» Exercise aim
Transcribe the material verbatim in full; the pictures do not belong in the copy.

++++++++++++++++++++

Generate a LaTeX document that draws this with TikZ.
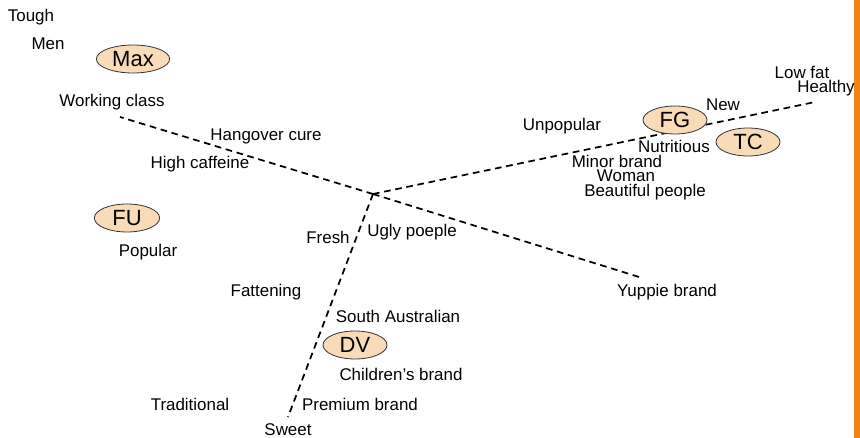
\documentclass[tikz,border=0pt]{standalone}
\usepackage{fontspec}
\setmainfont{Liberation Sans}
\usetikzlibrary{shapes.geometric}
\begin{document}
\begin{tikzpicture}[x=0.75pt,y=-0.75pt,
  lbl/.style={inner sep=0pt,font=\fontsize{12.7}{14}\selectfont},
  brand/.style={ellipse,draw=black!80,line width=0.6pt,fill=brandfill,
    minimum width=#1,minimum height=21,inner sep=0pt,font=\fontsize{16.5}{18}\selectfont},
  axis/.style={line width=1.3pt,dash pattern=on 5pt off 3.5pt}]
\definecolor{brandfill}{HTML}{FADBB8}
\definecolor{barorange}{HTML}{F08519}
\useasboundingbox (0,0) rectangle (860,438);
\fill[barorange] (854,0) rectangle (860,438);

% axes meeting at the origin
\coordinate (o) at (373,194);
\coordinate (ul) at (120,117);
\coordinate (lr) at (639,277);
\coordinate (ur) at (815,102);
\coordinate (ll) at (288,417);
\draw[axis] (o) -- (ul);
\draw[axis] (o) -- (lr);
\draw[axis] (o) -- (ur);
\draw[axis] (o) -- (ll);

% brands
\node[brand=55] (max) at (133,59) {Max};
\node[brand=48] (fg) at (675,120) {FG};
\node[brand=48] (tc) at (748,142) {TC};
\node[brand=49] (fu) at (127,218) {FU};
\node[brand=48] (dv) at (355,345) {DV};

% attributes
\node[lbl] (tough) at (31,17) {Tough};
\node[lbl] (men) at (48,44) {Men};
\node[lbl] (working) at (112,102) {Working class};
\node[lbl] (hangover) at (266,136) {Hangover cure};
\node[lbl] (caffeine) at (200,164) {High caffeine};
\node[lbl] (unpopular) at (562,126) {Unpopular};
\node[lbl] (new) at (723,105) {New};
\node[lbl] (lowfat) at (802,72) {Low fat};
\node[lbl] (healthy) at (826,88) {Healthy};
\node[lbl] (nutritious) at (674,146) {Nutritious};
\node[lbl] (minor) at (617,161) {Minor brand};
\node[lbl] (woman) at (626,176) {Woman};
\node[lbl] (beautiful) at (645,192) {Beautiful people};
\node[lbl] (popular) at (148,252) {Popular};
\node[lbl] (fresh) at (328,237) {Fresh};
\node[lbl] (ugly) at (412,232) {Ugly poeple};
\node[lbl] (fattening) at (266,292) {Fattening};
\node[lbl] (yuppie) at (667,292) {Yuppie brand};
\node[lbl] (south) at (398,316) {South Australian};
\node[lbl] (children) at (401,374) {Children’s brand};
\node[lbl] (traditional) at (190,404) {Traditional};
\node[lbl] (premium) at (360,404) {Premium brand};
\node[lbl] (sweet) at (288,430) {Sweet};
\end{tikzpicture}
\end{document}
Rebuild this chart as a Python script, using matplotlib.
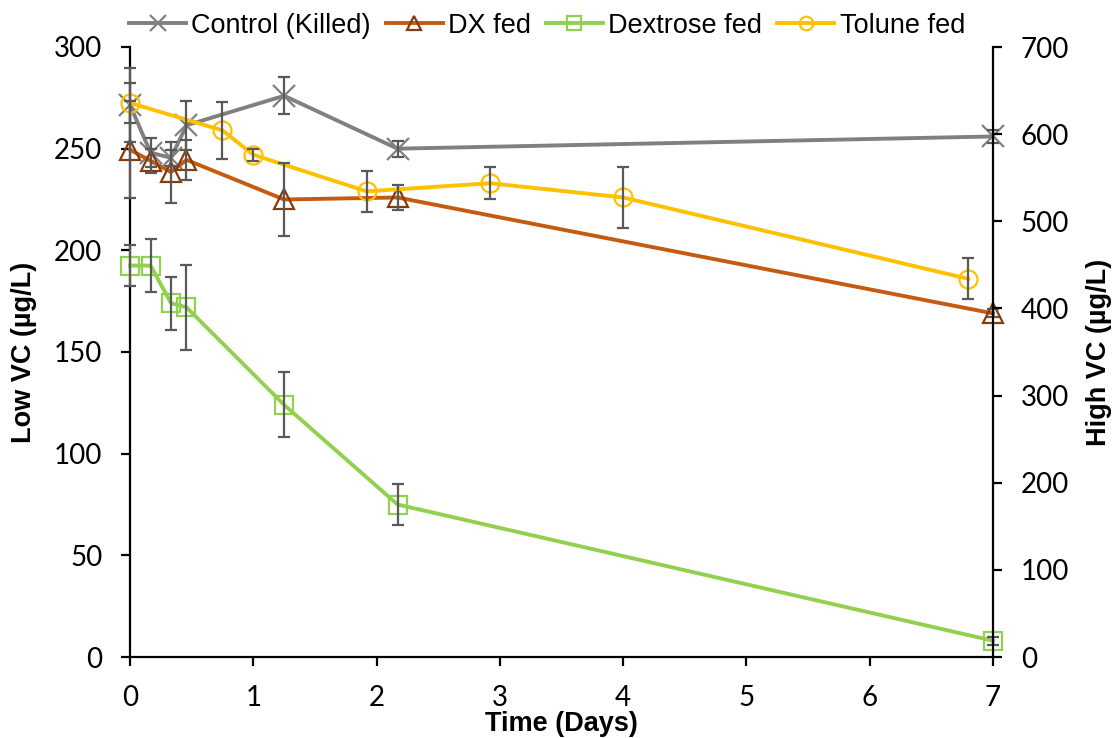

++++++++++++++++++++

» Task answer
Generate a LaTeX document that draws this with TikZ.
\documentclass[tikz,border=0pt]{standalone}
\usepackage{fontspec}
\setmainfont{Liberation Sans}
\usetikzlibrary{shapes.geometric}
\begin{document}
\begin{tikzpicture}[x=0.75pt,y=-0.75pt,
  lbl/.style={inner sep=0pt,font=\fontsize{12.7}{14}\selectfont},
  brand/.style={ellipse,draw=black!80,line width=0.6pt,fill=brandfill,
    minimum width=#1,minimum height=21,inner sep=0pt,font=\fontsize{16.5}{18}\selectfont},
  axis/.style={line width=1.3pt,dash pattern=on 5pt off 3.5pt}]
\definecolor{brandfill}{HTML}{FADBB8}
\definecolor{barorange}{HTML}{F08519}
\useasboundingbox (0,0) rectangle (860,438);
\fill[barorange] (854,0) rectangle (860,438);

% axes meeting at the origin
\coordinate (o) at (373,194);
\coordinate (ul) at (120,117);
\coordinate (lr) at (639,277);
\coordinate (ur) at (815,102);
\coordinate (ll) at (288,417);
\draw[axis] (o) -- (ul);
\draw[axis] (o) -- (lr);
\draw[axis] (o) -- (ur);
\draw[axis] (o) -- (ll);

% brands
\node[brand=55] (max) at (133,59) {Max};
\node[brand=48] (fg) at (675,120) {FG};
\node[brand=48] (tc) at (748,142) {TC};
\node[brand=49] (fu) at (127,218) {FU};
\node[brand=48] (dv) at (355,345) {DV};

% attributes
\node[lbl] (tough) at (31,17) {Tough};
\node[lbl] (men) at (48,44) {Men};
\node[lbl] (working) at (112,102) {Working class};
\node[lbl] (hangover) at (266,136) {Hangover cure};
\node[lbl] (caffeine) at (200,164) {High caffeine};
\node[lbl] (unpopular) at (562,126) {Unpopular};
\node[lbl] (new) at (723,105) {New};
\node[lbl] (lowfat) at (802,72) {Low fat};
\node[lbl] (healthy) at (826,88) {Healthy};
\node[lbl] (nutritious) at (674,146) {Nutritious};
\node[lbl] (minor) at (617,161) {Minor brand};
\node[lbl] (woman) at (626,176) {Woman};
\node[lbl] (beautiful) at (645,192) {Beautiful people};
\node[lbl] (popular) at (148,252) {Popular};
\node[lbl] (fresh) at (328,237) {Fresh};
\node[lbl] (ugly) at (412,232) {Ugly poeple};
\node[lbl] (fattening) at (266,292) {Fattening};
\node[lbl] (yuppie) at (667,292) {Yuppie brand};
\node[lbl] (south) at (398,316) {South Australian};
\node[lbl] (children) at (401,374) {Children’s brand};
\node[lbl] (traditional) at (190,404) {Traditional};
\node[lbl] (premium) at (360,404) {Premium brand};
\node[lbl] (sweet) at (288,430) {Sweet};
\end{tikzpicture}
\end{document}
Rebuild this chart as a Python script, using matplotlib.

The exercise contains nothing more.